YOUR GOAL: Please quote the material exactly, every line of it.

PROVIDED DATA:
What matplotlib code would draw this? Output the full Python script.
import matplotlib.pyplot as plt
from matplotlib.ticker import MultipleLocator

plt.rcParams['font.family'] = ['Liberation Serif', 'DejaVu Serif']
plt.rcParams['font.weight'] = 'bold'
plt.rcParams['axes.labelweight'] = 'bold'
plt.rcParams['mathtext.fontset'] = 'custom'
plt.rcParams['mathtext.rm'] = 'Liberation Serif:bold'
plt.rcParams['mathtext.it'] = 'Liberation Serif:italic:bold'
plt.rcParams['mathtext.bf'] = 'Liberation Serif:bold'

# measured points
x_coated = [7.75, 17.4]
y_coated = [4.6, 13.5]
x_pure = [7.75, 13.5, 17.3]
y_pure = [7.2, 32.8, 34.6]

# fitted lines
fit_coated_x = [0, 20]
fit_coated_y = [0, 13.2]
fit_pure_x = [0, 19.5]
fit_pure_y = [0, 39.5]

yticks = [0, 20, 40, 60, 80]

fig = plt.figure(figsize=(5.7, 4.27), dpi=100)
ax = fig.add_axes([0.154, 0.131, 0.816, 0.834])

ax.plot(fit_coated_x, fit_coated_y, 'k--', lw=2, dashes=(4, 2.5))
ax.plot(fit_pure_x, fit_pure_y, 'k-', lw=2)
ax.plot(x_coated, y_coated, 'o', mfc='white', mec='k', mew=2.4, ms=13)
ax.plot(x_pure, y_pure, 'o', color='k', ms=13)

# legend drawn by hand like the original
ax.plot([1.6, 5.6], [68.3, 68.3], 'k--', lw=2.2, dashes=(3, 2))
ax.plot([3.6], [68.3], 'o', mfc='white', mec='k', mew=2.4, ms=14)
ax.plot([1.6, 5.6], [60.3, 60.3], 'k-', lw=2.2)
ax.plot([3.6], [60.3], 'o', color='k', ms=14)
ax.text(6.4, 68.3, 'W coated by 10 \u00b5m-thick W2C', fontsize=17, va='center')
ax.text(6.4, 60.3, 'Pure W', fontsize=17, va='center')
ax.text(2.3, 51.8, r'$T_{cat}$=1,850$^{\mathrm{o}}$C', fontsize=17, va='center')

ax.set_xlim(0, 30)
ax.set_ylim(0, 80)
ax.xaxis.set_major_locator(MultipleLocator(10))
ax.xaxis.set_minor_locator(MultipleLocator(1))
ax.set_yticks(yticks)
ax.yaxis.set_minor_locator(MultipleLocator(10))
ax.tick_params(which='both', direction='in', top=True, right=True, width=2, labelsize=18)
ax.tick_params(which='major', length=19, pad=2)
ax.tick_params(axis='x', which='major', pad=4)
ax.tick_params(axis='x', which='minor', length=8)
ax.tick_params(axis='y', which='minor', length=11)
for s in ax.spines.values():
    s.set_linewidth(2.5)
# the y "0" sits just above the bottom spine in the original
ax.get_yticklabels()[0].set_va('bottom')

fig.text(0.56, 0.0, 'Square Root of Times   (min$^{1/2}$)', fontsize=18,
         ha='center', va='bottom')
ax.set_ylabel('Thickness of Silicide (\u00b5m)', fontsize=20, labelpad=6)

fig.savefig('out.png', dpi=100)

ANSWER TO THE EXERCISE:
What matplotlib code would draw this? Output the full Python script.
import matplotlib.pyplot as plt
from matplotlib.ticker import MultipleLocator

plt.rcParams['font.family'] = ['Liberation Serif', 'DejaVu Serif']
plt.rcParams['font.weight'] = 'bold'
plt.rcParams['axes.labelweight'] = 'bold'
plt.rcParams['mathtext.fontset'] = 'custom'
plt.rcParams['mathtext.rm'] = 'Liberation Serif:bold'
plt.rcParams['mathtext.it'] = 'Liberation Serif:italic:bold'
plt.rcParams['mathtext.bf'] = 'Liberation Serif:bold'

# measured points
x_coated = [7.75, 17.4]
y_coated = [4.6, 13.5]
x_pure = [7.75, 13.5, 17.3]
y_pure = [7.2, 32.8, 34.6]

# fitted lines
fit_coated_x = [0, 20]
fit_coated_y = [0, 13.2]
fit_pure_x = [0, 19.5]
fit_pure_y = [0, 39.5]

yticks = [0, 20, 40, 60, 80]

fig = plt.figure(figsize=(5.7, 4.27), dpi=100)
ax = fig.add_axes([0.154, 0.131, 0.816, 0.834])

ax.plot(fit_coated_x, fit_coated_y, 'k--', lw=2, dashes=(4, 2.5))
ax.plot(fit_pure_x, fit_pure_y, 'k-', lw=2)
ax.plot(x_coated, y_coated, 'o', mfc='white', mec='k', mew=2.4, ms=13)
ax.plot(x_pure, y_pure, 'o', color='k', ms=13)

# legend drawn by hand like the original
ax.plot([1.6, 5.6], [68.3, 68.3], 'k--', lw=2.2, dashes=(3, 2))
ax.plot([3.6], [68.3], 'o', mfc='white', mec='k', mew=2.4, ms=14)
ax.plot([1.6, 5.6], [60.3, 60.3], 'k-', lw=2.2)
ax.plot([3.6], [60.3], 'o', color='k', ms=14)
ax.text(6.4, 68.3, 'W coated by 10 \u00b5m-thick W2C', fontsize=17, va='center')
ax.text(6.4, 60.3, 'Pure W', fontsize=17, va='center')
ax.text(2.3, 51.8, r'$T_{cat}$=1,850$^{\mathrm{o}}$C', fontsize=17, va='center')

ax.set_xlim(0, 30)
ax.set_ylim(0, 80)
ax.xaxis.set_major_locator(MultipleLocator(10))
ax.xaxis.set_minor_locator(MultipleLocator(1))
ax.set_yticks(yticks)
ax.yaxis.set_minor_locator(MultipleLocator(10))
ax.tick_params(which='both', direction='in', top=True, right=True, width=2, labelsize=18)
ax.tick_params(which='major', length=19, pad=2)
ax.tick_params(axis='x', which='major', pad=4)
ax.tick_params(axis='x', which='minor', length=8)
ax.tick_params(axis='y', which='minor', length=11)
for s in ax.spines.values():
    s.set_linewidth(2.5)
# the y "0" sits just above the bottom spine in the original
ax.get_yticklabels()[0].set_va('bottom')

fig.text(0.56, 0.0, 'Square Root of Times   (min$^{1/2}$)', fontsize=18,
         ha='center', va='bottom')
ax.set_ylabel('Thickness of Silicide (\u00b5m)', fontsize=20, labelpad=6)

fig.savefig('out.png', dpi=100)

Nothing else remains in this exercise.